I was hoping that it would short the EN/UVLO pin from an IC not the battery, how would it short the battery if the battery is only connected to the gate here? I am attempting to sense battery voltage with a voltage divider, and use that to turn a transistor on and off depending on the battery voltage, which would then short the EN/UVLO pin to ground to turn an IC off.
 

BobTPH

Joined Jun 5, 2013
6,080
I am attempting to sense battery voltage with a voltage divider, and use that to turn a transistor on and off depending on the battery voltage, which would then short the EN/UVLO pin to ground to turn an IC off.
You need a comparator to do that effectively.
 

BobTPH

Joined Jun 5, 2013
6,080
You would compare the battery voltage to a known voltage reference. The comparator can be made to pull low when the battery voltage is less than the desired threshold.

The reference could be derived from the battery if no other reference is available. If not much precision is needed it can be a zener diode.

For example, use a 5V zener, anode to ground cathode to B+ through a 1K resistor. Then comoare that to a divided battery voltage that is 5V when the battery is at the minimum acceptable voltage.
 

Thread Starter

jim0000

Joined Oct 28, 2020
130
You would compare the battery voltage to a known voltage reference. The comparator can be made to pull low when the battery voltage is less than the desired threshold.
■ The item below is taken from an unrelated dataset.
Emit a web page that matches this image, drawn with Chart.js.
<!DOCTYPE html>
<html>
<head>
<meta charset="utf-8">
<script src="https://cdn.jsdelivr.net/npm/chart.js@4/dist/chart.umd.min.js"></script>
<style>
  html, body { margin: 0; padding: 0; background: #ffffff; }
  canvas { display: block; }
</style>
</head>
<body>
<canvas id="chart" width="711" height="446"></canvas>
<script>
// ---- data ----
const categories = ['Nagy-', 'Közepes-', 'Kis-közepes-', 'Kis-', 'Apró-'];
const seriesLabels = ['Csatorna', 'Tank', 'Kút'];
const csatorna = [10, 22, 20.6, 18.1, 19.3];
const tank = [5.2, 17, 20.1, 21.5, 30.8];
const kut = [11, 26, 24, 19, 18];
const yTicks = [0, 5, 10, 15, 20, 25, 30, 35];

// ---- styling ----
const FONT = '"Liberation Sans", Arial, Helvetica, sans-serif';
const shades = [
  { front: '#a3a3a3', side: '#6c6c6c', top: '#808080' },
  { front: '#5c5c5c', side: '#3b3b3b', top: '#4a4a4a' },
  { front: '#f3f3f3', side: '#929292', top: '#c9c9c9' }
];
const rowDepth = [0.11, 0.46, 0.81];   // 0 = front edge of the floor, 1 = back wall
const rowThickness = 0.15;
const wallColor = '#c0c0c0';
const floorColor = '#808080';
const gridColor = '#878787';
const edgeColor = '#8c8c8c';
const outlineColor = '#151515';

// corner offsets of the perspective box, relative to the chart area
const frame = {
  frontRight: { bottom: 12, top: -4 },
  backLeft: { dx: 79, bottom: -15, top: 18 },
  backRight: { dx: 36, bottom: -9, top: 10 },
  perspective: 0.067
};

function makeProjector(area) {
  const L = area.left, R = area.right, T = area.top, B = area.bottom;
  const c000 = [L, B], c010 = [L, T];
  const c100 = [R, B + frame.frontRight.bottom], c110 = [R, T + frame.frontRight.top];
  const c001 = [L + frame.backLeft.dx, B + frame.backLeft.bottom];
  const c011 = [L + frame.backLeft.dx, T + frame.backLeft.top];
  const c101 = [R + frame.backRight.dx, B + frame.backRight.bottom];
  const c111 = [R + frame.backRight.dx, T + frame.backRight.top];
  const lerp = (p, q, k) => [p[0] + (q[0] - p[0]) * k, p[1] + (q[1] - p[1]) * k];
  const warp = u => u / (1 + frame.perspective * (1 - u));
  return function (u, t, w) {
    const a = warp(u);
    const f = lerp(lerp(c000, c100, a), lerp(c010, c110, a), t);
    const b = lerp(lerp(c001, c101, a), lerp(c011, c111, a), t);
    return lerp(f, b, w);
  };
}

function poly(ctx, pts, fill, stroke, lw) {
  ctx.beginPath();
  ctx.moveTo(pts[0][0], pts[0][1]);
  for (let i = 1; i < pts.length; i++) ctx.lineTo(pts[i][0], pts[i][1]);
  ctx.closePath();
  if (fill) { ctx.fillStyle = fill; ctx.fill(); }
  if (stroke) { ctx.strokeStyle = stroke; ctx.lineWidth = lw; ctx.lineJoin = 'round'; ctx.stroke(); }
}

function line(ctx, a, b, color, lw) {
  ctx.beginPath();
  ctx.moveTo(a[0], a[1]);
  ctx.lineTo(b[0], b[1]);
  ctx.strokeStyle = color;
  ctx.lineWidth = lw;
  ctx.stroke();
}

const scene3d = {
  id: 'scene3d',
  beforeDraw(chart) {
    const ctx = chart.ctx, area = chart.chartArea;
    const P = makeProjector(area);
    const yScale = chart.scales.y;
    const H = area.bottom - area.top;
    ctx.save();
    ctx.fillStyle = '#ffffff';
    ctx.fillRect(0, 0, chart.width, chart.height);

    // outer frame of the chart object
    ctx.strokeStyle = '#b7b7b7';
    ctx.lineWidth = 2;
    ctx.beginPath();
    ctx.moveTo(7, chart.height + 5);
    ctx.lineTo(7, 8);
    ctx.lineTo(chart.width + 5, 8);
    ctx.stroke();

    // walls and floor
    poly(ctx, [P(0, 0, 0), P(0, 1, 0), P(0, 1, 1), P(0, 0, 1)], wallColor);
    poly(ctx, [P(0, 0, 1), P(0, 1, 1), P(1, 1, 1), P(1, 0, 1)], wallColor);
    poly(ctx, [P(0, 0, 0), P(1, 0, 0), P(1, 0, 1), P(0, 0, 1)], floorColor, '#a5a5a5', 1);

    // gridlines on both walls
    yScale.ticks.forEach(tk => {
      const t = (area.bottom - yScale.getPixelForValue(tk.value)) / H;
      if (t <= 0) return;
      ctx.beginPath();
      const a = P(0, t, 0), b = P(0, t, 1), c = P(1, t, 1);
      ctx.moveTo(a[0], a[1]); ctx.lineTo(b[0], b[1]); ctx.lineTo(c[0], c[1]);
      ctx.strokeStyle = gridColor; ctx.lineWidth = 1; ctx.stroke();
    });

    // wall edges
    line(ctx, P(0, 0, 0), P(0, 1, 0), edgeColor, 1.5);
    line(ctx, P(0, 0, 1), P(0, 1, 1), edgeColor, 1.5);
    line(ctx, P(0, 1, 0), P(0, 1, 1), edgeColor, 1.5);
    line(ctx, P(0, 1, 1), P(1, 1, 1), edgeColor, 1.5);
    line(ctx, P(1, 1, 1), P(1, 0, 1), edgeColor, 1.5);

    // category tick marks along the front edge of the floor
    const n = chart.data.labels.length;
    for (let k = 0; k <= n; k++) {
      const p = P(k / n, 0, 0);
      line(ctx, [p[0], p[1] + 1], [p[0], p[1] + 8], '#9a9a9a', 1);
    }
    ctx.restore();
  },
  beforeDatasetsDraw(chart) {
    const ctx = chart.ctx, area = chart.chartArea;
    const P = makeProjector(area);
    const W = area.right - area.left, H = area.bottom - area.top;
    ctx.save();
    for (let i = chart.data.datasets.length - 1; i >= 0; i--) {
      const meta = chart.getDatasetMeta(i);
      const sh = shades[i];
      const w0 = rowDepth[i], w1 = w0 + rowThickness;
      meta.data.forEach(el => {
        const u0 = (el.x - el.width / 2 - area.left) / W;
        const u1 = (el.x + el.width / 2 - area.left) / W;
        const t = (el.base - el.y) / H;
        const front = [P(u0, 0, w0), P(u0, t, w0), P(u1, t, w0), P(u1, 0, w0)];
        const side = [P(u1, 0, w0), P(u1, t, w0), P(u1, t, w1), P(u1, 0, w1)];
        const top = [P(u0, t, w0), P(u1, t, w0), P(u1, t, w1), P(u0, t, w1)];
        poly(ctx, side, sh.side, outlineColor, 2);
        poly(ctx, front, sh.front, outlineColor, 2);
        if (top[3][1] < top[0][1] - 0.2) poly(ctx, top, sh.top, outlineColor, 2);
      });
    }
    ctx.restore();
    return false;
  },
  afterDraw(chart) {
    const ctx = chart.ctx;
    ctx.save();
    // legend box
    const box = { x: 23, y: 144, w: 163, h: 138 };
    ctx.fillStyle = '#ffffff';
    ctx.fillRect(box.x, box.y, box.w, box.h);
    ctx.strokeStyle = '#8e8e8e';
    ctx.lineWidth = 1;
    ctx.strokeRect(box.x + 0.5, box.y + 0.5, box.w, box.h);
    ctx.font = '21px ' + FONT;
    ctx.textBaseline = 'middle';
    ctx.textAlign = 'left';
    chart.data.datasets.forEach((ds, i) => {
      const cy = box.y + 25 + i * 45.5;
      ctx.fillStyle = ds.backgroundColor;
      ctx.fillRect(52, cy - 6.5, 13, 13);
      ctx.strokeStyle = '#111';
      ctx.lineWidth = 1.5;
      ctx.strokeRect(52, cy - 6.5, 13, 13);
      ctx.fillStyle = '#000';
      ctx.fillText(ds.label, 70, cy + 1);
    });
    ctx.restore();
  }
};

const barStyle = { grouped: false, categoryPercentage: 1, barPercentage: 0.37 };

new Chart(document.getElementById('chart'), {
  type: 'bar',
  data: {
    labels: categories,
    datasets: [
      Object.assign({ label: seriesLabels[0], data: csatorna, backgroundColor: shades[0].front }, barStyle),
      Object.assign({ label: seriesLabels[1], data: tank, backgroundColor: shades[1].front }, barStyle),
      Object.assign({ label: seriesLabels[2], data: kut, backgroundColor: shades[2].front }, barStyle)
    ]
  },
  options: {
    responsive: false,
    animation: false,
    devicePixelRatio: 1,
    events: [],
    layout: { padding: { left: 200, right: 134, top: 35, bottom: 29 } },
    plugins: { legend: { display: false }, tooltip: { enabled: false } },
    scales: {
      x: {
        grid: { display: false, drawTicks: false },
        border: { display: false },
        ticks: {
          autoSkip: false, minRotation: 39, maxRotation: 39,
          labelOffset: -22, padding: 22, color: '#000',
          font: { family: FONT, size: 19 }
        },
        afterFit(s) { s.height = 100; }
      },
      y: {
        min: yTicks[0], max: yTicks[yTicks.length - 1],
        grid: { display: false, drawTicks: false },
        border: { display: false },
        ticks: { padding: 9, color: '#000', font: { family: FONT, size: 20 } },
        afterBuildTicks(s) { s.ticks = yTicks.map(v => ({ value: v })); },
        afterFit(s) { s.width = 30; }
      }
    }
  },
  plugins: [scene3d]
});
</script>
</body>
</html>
The reference could be derived from the battery if no other reference is available. If not much precision is needed it can be a zener diode.

For example, use a 5V zener, anode to ground cathode to B+ through a 1K resistor. Then comoare that to a divided battery voltage that is 5V when the battery is at the minimum acceptable voltage.
Would that be more accurate than just using a voltage divider? What would the output of the comparator be connected to, my transistor base?
 

MrChips

Joined Oct 2, 2009
27,686
V2 shown is an ideal voltage source. Ideal voltage sources have zero resistance.
When the transistor M1 turns on, you are drawing infinite amps from V2 through M1.
On a simulator, nothing disastrous happens. In real life the circuit blows up.